Прежде всего откуда такое презрительное отношение к высоким штабам у человека, который сам-то служит в Генштабе газеты «Завтра»? А штаб — это ее мозг. Во время войны в Генеральном и в других штабах служили Г. К. Жуков, Б. М. Шапошников, А. М. Василевский, генерал армии А. И. Антонов и многие другие замечательные специалисты военного анализа и планирования, далеко превзошедшие в этом немецких коллег. Или Бондаренко знает, что они там в пинг-понг играли, как он в «Завтра»? Во-вторых, Солженицын и не мог оказаться в «высоких штабах» в числе руководителей, ибо он лишь в 43-м году окончил училище в звании лейтенанта. Кроме того, откуда это высокомерие по отношению к корреспондентам центральных газет? Ведь ими были и Шолохов, и Гайдар, и Твардовский, и Платонов, и Симонов, и сотни других достойных и талантливых писателей, из коих многие и головы сложили на фронте, как Аркадий Гайдар. Или Бондаренко знает, что они писали свои корреспонденции, не выходя из редакционного кабинета в Москве, как сам он пишет статьи и за себя, и за других, например, за Г. Зюганова?

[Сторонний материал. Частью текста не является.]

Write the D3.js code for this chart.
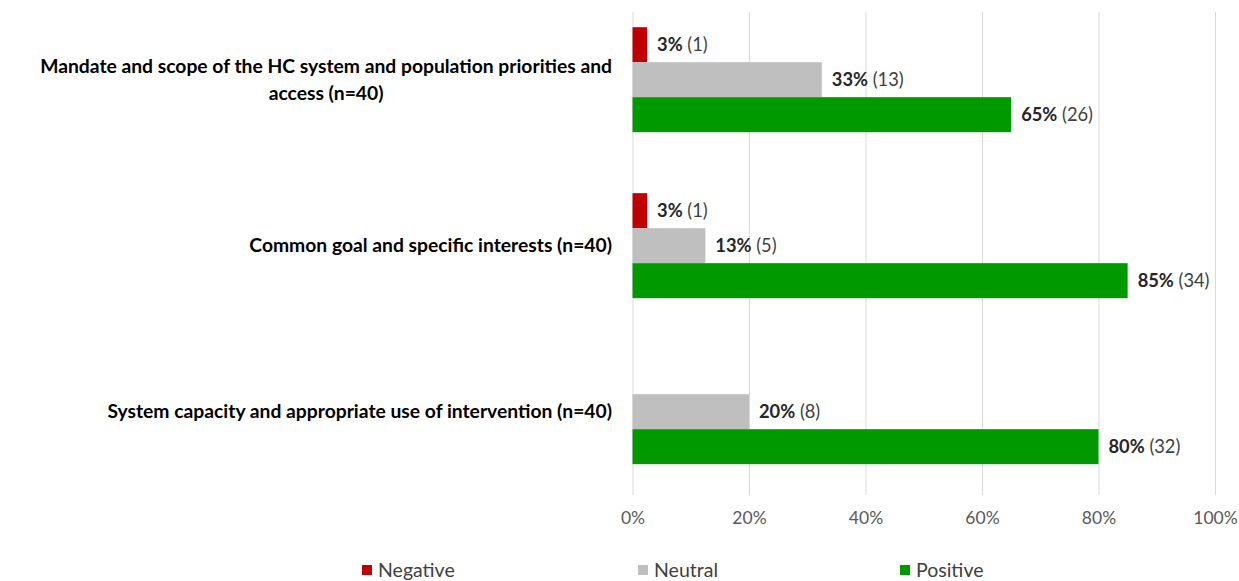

Советую прочитать военные дневники Симонова. А заодно — хотя бы еще и его поэмы об Александре Невском, о Суворове, дабы впредь не бубнить на потеху публике: «Симонов — далекий от патриотизма писатель». Ведь так сказать мог только человек, который просто не читал Симонова и не знает, что это за фигура в советской литературе. В. Бондаренко должен был выразиться иначе: «Симонов — писатель, далекий от моего сугубо лампадно-эмигрантского патриотизма». Это было бы верно.
Не обнаружив патриотизма у Симонова, Бондаренко, однако же, разыскал патриотизм в одном юношеском стихотворении Иосифа Бродского, и за это простил поэту все даже по собственному деликатному перечню — «ернические стихи о России, выпады против христианства, попытку уйти из русской культуры в американскую». Мало того, критик посвятил этому стихотворению целую статью под заглавием «Припадаю к народу», напечатал в своем «Дне» в виде передовой и там объявил Бродского «великим русским поэтом». Спасибо, а мы не догадывались. Статья кончается так: «Не менее великий русский поэт Юрий Кузнецов, сверстник Бродского, писал: «И священные камни Парижа, кроме нас не оплачет никто». Можно сказать, побратал через Париж, в котором Кузнецов, кажется, никогда не был… В чем тут дело? Похоже на то, что Бондаренко хочет вступить в Евросоюз, а его без таких статей не принимают.
Четыре или два?
А что касается командования батареей звуковой разведки, то долгое время этот командир говорил и писал об этом, например, в известном письме IV съезду писателей, несколько усеченно, называя себя «всю войну провоевавшим командиром батареи» («Слово пробивает себе дорогу», с. 215). Просто батареи — и все, естественно, думали, что это огневая батарея, а не звуковая, в которой нет ни одной пушки, а только приборы да циркули. Пробыл же Александр Исаевич на фронте не «всю войну», не «четыре года воевал, не уходя с передовой», как писал в другом документе, а с мая 43-го года до 9 февраля 45-го, т. е. меньше двух лет, и самую страшную пору войны он благополучно прокантовался в глубоком тылу то в обозной роте, то в училище.
Тут на выручку Бондаренко кинулась Анна Соколова в юбилейной «Литгазете»: «Сколько бы дней Солженицын на фронте ни пробыл, ему этого оказалось достаточно, чтобы навсегда осознать бесчеловечную сущность любых военных действий». Понятно? Любых! Заставь Анюту Богу молиться… Какое счастье, что, когда фашисты в 41-м напали на нас, вот такие юбилейные Анюты молчали или им затыкали рты, а то ведь они бы подняли вопеж: «Прекратите сопротивление! Его сущность бесчеловечна!» А Солженицын говорил не о бесчеловечности войны, а выражал свое полное безразличие к ее исходу: «Ну и что, если победили бы немцы? Висел портрет с усами, повесили бы с усиками. Справляли елку на Новый год, стали бы на Рождество». Только и делов. Больше того, он «навсегда осознал» благодетельность не побед, а поражений. Посмотрите, говорит, на Швецию: как она расцвела после разгрома под Полтавой! Из истории Швеции он только и знает ее поражение под Полтавой да нынешнее благоденствие. Но не соображает, что Полтава-то была триста лет тому назад, после которой Швеция изведала великое множество бедствий, страданий, горя, в том числе — и новых военных поражений, а расцвела-то она не так давно, особенно — после того, как много позаимствовала из опыта нашего русского социализма.